Soit il lâche du lest, soit il continue sur sa lancée. S'il lâche du lest, s'il recule et renonce à son programme, il perdra sa crédibilité et une partie de ceux qui l'ont élu le désavoueront. Son image de traître refera surface. S'il ne lâche rien... la France sera dans la rue. C'est le cas le plus probable, Sarkozy ne semble pas être du genre à faire des concessions et à accepter de perdre la face. La répression sera la solution la plus simple et directe pour maintenir l'ordre, et la plus désastreuse aussi.

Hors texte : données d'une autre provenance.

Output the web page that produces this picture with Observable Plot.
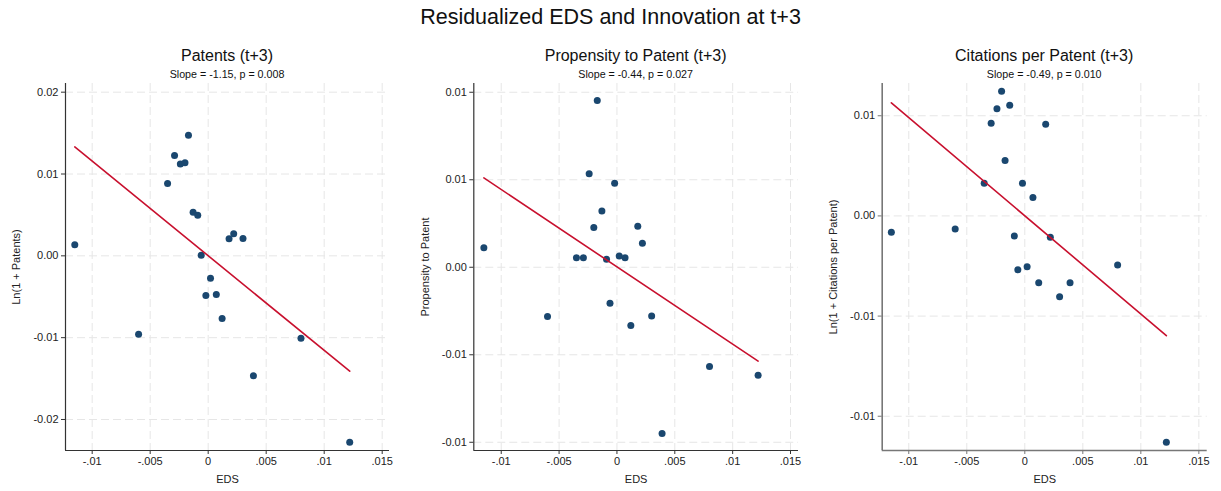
<!DOCTYPE html>
<html>
<head>
<meta charset="utf-8">
<script src="https://cdn.jsdelivr.net/npm/d3@7"></script>
<script src="https://cdn.jsdelivr.net/npm/@observablehq/plot@0.6"></script>
<style>
  html, body { margin: 0; padding: 0; background: #fff; }
  #chart { position: relative; width: 1221px; height: 491px; font-family: "Liberation Sans", Arial, Helvetica, sans-serif; color: #111; overflow: hidden; }
  .main-title { position: absolute; left: 0; width: 1221px; top: 5px; text-align: center; font-size: 21.5px; }
  .ptitle { position: absolute; text-align: center; font-size: 16px; white-space: nowrap; }
  .psub { position: absolute; text-align: center; font-size: 10.7px; white-space: nowrap; }
  .panel { position: absolute; top: 80px; }
</style>
</head>
<body>
<div id="chart"></div>
<script>
// ---- data ----
const mainTitle = "Residualized EDS and Innovation at t+3";
const eds = [-0.0115, -0.0060, -0.0035, -0.0029, -0.0024, -0.0020, -0.0017, -0.0013, -0.0009, -0.0006,
             -0.0002, 0.0002, 0.0007, 0.0012, 0.0018, 0.0022, 0.0030, 0.0039, 0.0080, 0.0122];
const patents = [0.00134, -0.00957, 0.00884, 0.01226, 0.01121, 0.01137, 0.01475, 0.00534, 0.00497, 0.00008,
                 -0.00485, -0.00273, -0.00473, -0.00766, 0.00208, 0.00269, 0.00212, -0.01467, -0.01006, -0.02278];
const propensity = [0.00111, -0.00282, 0.00054, 0.00054, 0.00535, 0.00227, 0.00953, 0.00322, 0.00046, -0.00206,
                    0.00480, 0.00065, 0.00055, -0.00333, 0.00234, 0.00137, -0.00278, -0.00950, -0.00567, -0.00617];
const citations = [-0.00082, -0.00065, 0.00163, 0.00462, 0.00535, 0.00622, 0.00277, 0.00553, -0.00100, -0.00269,
                   0.00163, -0.00254, 0.00092, -0.00334, 0.00458, -0.00107, -0.00404, -0.00334, -0.00245, -0.01130];
const panelTitles = ["Patents (t+3)", "Propensity to Patent (t+3)", "Citations per Patent (t+3)"];
const panelSubtitles = ["Slope = -1.15, p = 0.008", "Slope = -0.44, p = 0.027", "Slope = -0.49, p = 0.010"];
const yLabels = ["Ln(1 + Patents)", "Propensity to Patent", "Ln(1 + Citations per Patent)"];
const xLabel = "EDS";
const xTicks = [-0.01, -0.005, 0, 0.005, 0.01, 0.015];
const xTickLabels = ["-.01", "-.005", "0", ".005", ".01", ".015"];
const yTicks1 = [0.02, 0.01, 0, -0.01, -0.02];
const yTickLabels1 = ["0.02", "0.01", "0.00", "-0.01", "-0.02"];
const yTicks2 = [0.01, 0.005, 0, -0.005, -0.01];
const yTickLabels2 = ["0.01", "0.01", "0.00", "-0.01", "-0.01"];
const yTicks3 = [0.005, 0, -0.005, -0.01];
const yTickLabels3 = ["0.01", "0.00", "-0.01", "-0.01"];

// ---- layout ----
const panels = [
  {values: patents, yTicks: yTicks1, yTickLabels: yTickLabels1, left: 0, width: 405, marginLeft: 65, marginRight: 16,
   xDomain: [-0.0123, 0.01563], yDomain: [-0.02379, 0.02106], axisColor: "#333", axisWidth: 1.2},
  {values: propensity, yTicks: yTicks2, yTickLabels: yTickLabels2, left: 405, width: 410, marginLeft: 68.3, marginRight: 17,
   xDomain: [-0.01237, 0.01569], yDomain: [-0.01047, 0.0105], axisColor: "#333", axisWidth: 1.2},
  {values: citations, yTicks: yTicks3, yTickLabels: yTickLabels3, left: 810, width: 411, marginLeft: 71.7, marginRight: 14.3,
   xDomain: [-0.01229, 0.01572], yDomain: [-0.01171, 0.00661], axisColor: "#777", axisWidth: 1.6}
];

const chart = document.getElementById("chart");
const t = document.createElement("div");
t.className = "main-title"; t.textContent = mainTitle; chart.appendChild(t);

const fontFamily = '"Liberation Sans", Arial, Helvetica, sans-serif';
const gridColor = "#e6e6e6";

panels.forEach((p, k) => {
  const data = eds.map((x, i) => ({x, y: p.values[i]}));
  const frameLeft = p.left + p.marginLeft;
  const frameRight = p.left + p.width - p.marginRight;
  const center = (frameLeft + frameRight) / 2;

  const ti = document.createElement("div");
  ti.className = "ptitle"; ti.textContent = panelTitles[k];
  ti.style.left = (center - 200) + "px"; ti.style.width = "400px"; ti.style.top = "47px";
  chart.appendChild(ti);
  const su = document.createElement("div");
  su.className = "psub"; su.textContent = panelSubtitles[k];
  su.style.left = (center - 200) + "px"; su.style.width = "400px"; su.style.top = "68px";
  chart.appendChild(su);

  const svg = Plot.plot({
    width: p.width, height: 411,
    marginLeft: p.marginLeft, marginRight: p.marginRight, marginTop: 3, marginBottom: 41,
    style: {fontFamily, fontSize: "11px", color: "#222", background: "transparent", overflow: "visible"},
    x: {domain: p.xDomain},
    y: {domain: p.yDomain},
    marks: [
      Plot.gridX(xTicks, {stroke: gridColor, strokeOpacity: 1, strokeDasharray: "8,4"}),
      Plot.gridY(p.yTicks, {stroke: gridColor, strokeOpacity: 1, strokeDasharray: "8,4"}),
      Plot.axisX({ticks: xTicks, tickFormat: (d, i) => xTickLabels[i], tickSize: 4, tickPadding: 3,
                  label: xLabel, labelAnchor: "center", labelArrow: "none", labelOffset: 32, stroke: p.axisColor}),
      Plot.axisY({ticks: p.yTicks, tickFormat: (d, i) => p.yTickLabels[i], tickSize: 4, tickPadding: 3,
                  label: yLabels[k], labelAnchor: "center", labelArrow: "none", labelOffset: 53, stroke: p.axisColor}),
      Plot.ruleX([p.xDomain[0]], {stroke: p.axisColor, strokeWidth: p.axisWidth}),
      Plot.ruleY([p.yDomain[0]], {stroke: p.axisColor, strokeWidth: p.axisWidth}),
      Plot.dot(data, {x: "x", y: "y", r: 3.5, fill: "#1a476f", stroke: "none"}),
      Plot.linearRegressionY(data, {x: "x", y: "y", ci: 0, stroke: "#c8102e", strokeWidth: 1.6})
    ]
  });
  const wrap = document.createElement("div");
  wrap.className = "panel";
  wrap.style.left = p.left + "px";
  wrap.appendChild(svg);
  chart.appendChild(wrap);
});
</script>
</body>
</html>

A moins que... à moins qu'il ne mise sur la manipulation médiatique. Ses relations très fortes avec ceux qui détiennent l'essentiel de la presse française (Lagardère, Dassault) et le média le plus populaire de France (TF1 via Bouygues), alors même qu'il n'était pas encore président, autant dire qu'elles se consolideront et iront même s'étendre maintenant qu'il a le plus grand pouvoir. D'ailleurs... rapidement après la petite "escapade" de Sarkozy chez Bolloré, un sondage sort dans toute la presse, affirmant que 65% des français ne sont pas choqués par ces "vacances de luxe"... Sondage CSA, et CSA est détenu à 44% par... Bolloré ! Le sondage n'est peut-être pas truqué pour autant. Mais même s'il ne l'est pas, on peut trouver le terme "choqué" assez fort. Si on avait demandé si ces vacances étaient "normales" ou "déplacées", il y a de fortes chances que les résultats soient plus accablants pour Sarkozy.
Je ne suis ni politologue, ni politicien, mais je prends les paris, Sarkozy deviendra le président le plus détesté de l'histoire de France, à moins d'une propagande médiatique digne des pays "communistes".